#### Aim
Restate, exactly and without pictures, the lines from the start of the listing below through the line holding "sale_dilt = [3.5, 3.2, 3, 2.7, 2.4, 2.1, 1.8]".

— start —

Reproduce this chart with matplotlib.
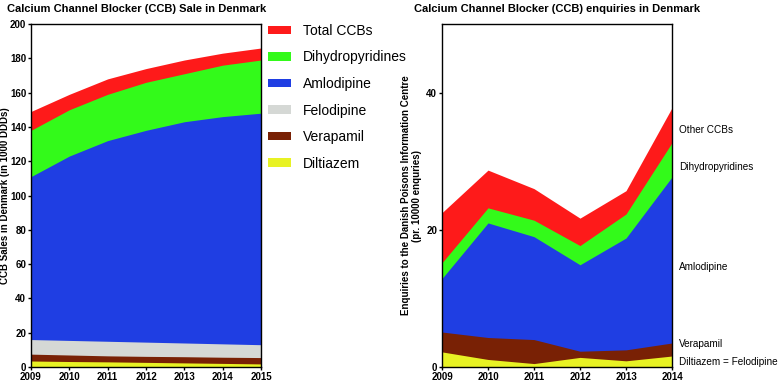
import matplotlib
matplotlib.use('Agg')
import matplotlib.pyplot as plt

plt.rcParams['font.family'] = ['Liberation Sans', 'DejaVu Sans']

# left chart: sales (1000 DDDs), overlapping areas
sale_years = [2009, 2010, 2011, 2012, 2013, 2014, 2015]
sale_total = [149, 159, 168, 174, 179, 183, 186]
sale_dihydro = [138, 150, 159, 166, 171, 176, 179]
sale_amlo = [111, 123, 132, 138, 143, 146, 148]
sale_felo = [16, 15.5, 15, 14.5, 14, 13.5, 13]
sale_vera = [7.5, 7, 6.5, 6.2, 6, 5.7, 5.5]
sale_dilt = [3.5, 3.2, 3, 2.7, 2.4, 2.1, 1.8]

# right chart: enquiries (pr. 10000 enquiries)
enq_years = [2009, 2010, 2011, 2012, 2013, 2014]
enq_other = [22.5, 28.7, 26.0, 21.7, 25.7, 37.8]
enq_dihydro = [15.2, 23.2, 21.4, 17.7, 22.3, 32.7]
enq_amlo = [12.9, 21.0, 19.0, 14.9, 18.8, 27.7]
enq_vera = [5.1, 4.3, 4.0, 2.3, 2.5, 3.5]
enq_dilt = [2.2, 1.1, 0.5, 1.4, 0.9, 1.6]

c_red = '#fe1a1a'
c_green = '#33fa1a'
c_blue = '#1f3ee3'
c_grey = '#d5d8d5'
c_brown = '#792105'
c_yellow = '#e8f224'

fig = plt.figure(figsize=(7.78, 3.83), dpi=100)
ax1 = fig.add_axes([31/778, 16/383, 230/778, 343/383])
ax2 = fig.add_axes([442/778, 16/383, 230/778, 343/383])

series = [
    ('Total CCBs', sale_total, c_red),
    ('Dihydropyridines', sale_dihydro, c_green),
    ('Amlodipine', sale_amlo, c_blue),
    ('Felodipine', sale_felo, c_grey),
    ('Verapamil', sale_vera, c_brown),
    ('Diltiazem', sale_dilt, c_yellow),
]
for name, vals, col in series:
    ax1.fill_between(sale_years, 0, vals, color=col, lw=0, label=name)

ax1.set_xlim(2009, 2015)
ax1.set_ylim(0, 200)
ax1.set_yticks(range(0, 201, 20))
ax1.set_xticks(sale_years)
ax1.set_title('Calcium Channel Blocker (CCB) Sale in Denmark', fontsize=8,
              fontweight='bold', pad=9, x=0.46)
ax1.set_ylabel('CCB Sales in Denmark (in 1000 DDDs)', fontsize=7,
               fontweight='bold')
ax1.yaxis.set_label_coords(-0.092, 0.5)
leg = ax1.legend(loc='upper left', bbox_to_anchor=(1.03, 1.0), frameon=False,
                 fontsize=10, handlelength=1.65, handleheight=0.55,
                 labelspacing=0.9, handletextpad=0.85, borderaxespad=0,
                 borderpad=0)

series2 = [
    (enq_other, c_red),
    (enq_dihydro, c_green),
    (enq_amlo, c_blue),
    (enq_vera, c_brown),
    (enq_dilt, c_yellow),
]
for vals, col in series2:
    ax2.fill_between(enq_years, 0, vals, color=col, lw=0)

ax2.set_xlim(2009, 2014)
ax2.set_ylim(0, 50)
ax2.set_yticks([0, 20, 40])
ax2.set_xticks(enq_years)
ax2.set_title('Calcium Channel Blocker (CCB) enquiries in Denmark', fontsize=8,
              fontweight='bold', pad=9)
ax2.set_ylabel('Enquiries to the Danish Poisons Information Centre\n(pr. 10000 enquries)',
               fontsize=7, fontweight='bold', linespacing=1.15)
ax2.yaxis.set_label_coords(-0.088, 0.5)

labels2 = [('Other CCBs', 34.5), ('Dihydropyridines', 29.2),
           ('Amlodipine', 14.6), ('Verapamil', 3.3), ('Diltiazem = Felodipine', 0.7)]
for txt, yv in labels2:
    ax2.text(1.03, yv / 50, txt, transform=ax2.transAxes, fontsize=7.2,
             va='center', ha='left')

for ax in (ax1, ax2):
    for sp in ax.spines.values():
        sp.set_linewidth(1.0)
    ax.tick_params(axis='both', labelsize=7, width=1, length=2.5, pad=1)
    for lab in ax.get_xticklabels() + ax.get_yticklabels():
        lab.set_fontweight('bold')

fig.savefig('out.png', dpi=100)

— end —

#### Task solution
Reproduce this chart with matplotlib.
import matplotlib
matplotlib.use('Agg')
import matplotlib.pyplot as plt

plt.rcParams['font.family'] = ['Liberation Sans', 'DejaVu Sans']

# left chart: sales (1000 DDDs), overlapping areas
sale_years = [2009, 2010, 2011, 2012, 2013, 2014, 2015]
sale_total = [149, 159, 168, 174, 179, 183, 186]
sale_dihydro = [138, 150, 159, 166, 171, 176, 179]
sale_amlo = [111, 123, 132, 138, 143, 146, 148]
sale_felo = [16, 15.5, 15, 14.5, 14, 13.5, 13]
sale_vera = [7.5, 7, 6.5, 6.2, 6, 5.7, 5.5]
sale_dilt = [3.5, 3.2, 3, 2.7, 2.4, 2.1, 1.8]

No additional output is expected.